Bahia Ensenada and Rio Pipo Travel Guide

Destinations:

Bahía Ensenada and Río Pipo

To the north of the railway terminus is the pleasant wooded valley of Cañadón del Toro, through which runs the Río Pipo . A gentle four-kilometre walk along an unsealed road brings you to the Río Pipo campsite (free and with no services, although this status is likely to change), and a couple of hundred metres on you come to an attractive cascade . Although a route north from here through to Lago Fagnano is marked on some old maps, the area is now off limits and you will be fined if caught there. If you're heading from Río Pipo back south to Bahía Ensenada, take the Senda Pampa Alta trail, which is signposted off west on the way back to the crossroads. This offers 5km of fairly demanding walking and is a more interesting alternative to walking between the two by road, with fine views from a lookout over the Beagle Channel. It crosses the RN3 to Lapataia at a point 3km west of the station crossroads, and then drops sharply to the coast on a poor path through thick forest.

Bahía Ensenada , situated 2km south of the crossroads by the train station, is a small bay with little of intrinsic interest. It does, however, have the jetty for boats to Lapataia and the Isla Redonda, and is the trailhead for one of the most pleasant of the park's walks, the highly recommended Senda Costera (7km; 3hr). The route is not too strenuous and allows you to experience dense coastal forest of evergreen beech, Winter's bark, and lenga , whilst affording spectacular views from the Beagle Channel shoreline. On the way, you'll pass grass-covered mounds that are the ancient campsite middens of the Yámana.
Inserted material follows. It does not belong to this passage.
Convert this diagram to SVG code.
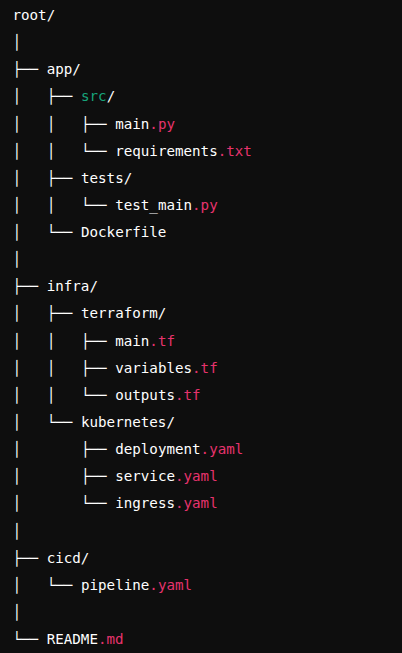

These mounds are protected archeological sites and should not be disturbed. In autumn, a confetti of evergreen beech leaves carpets the pathway, a phenomenon that has become more prevalent in recent years, and which some believe is linked to damage caused by the hole in the ozone layer. Along the route, you stand a healthy chance of seeing birds such as the powerful Magellanic woodpecker, and the flightless steamer duck ( quetro no volador or alacush ), an ash-grey bird with an orange bill that uses its wings in paddle-steaming fashion to hurry itself away from danger.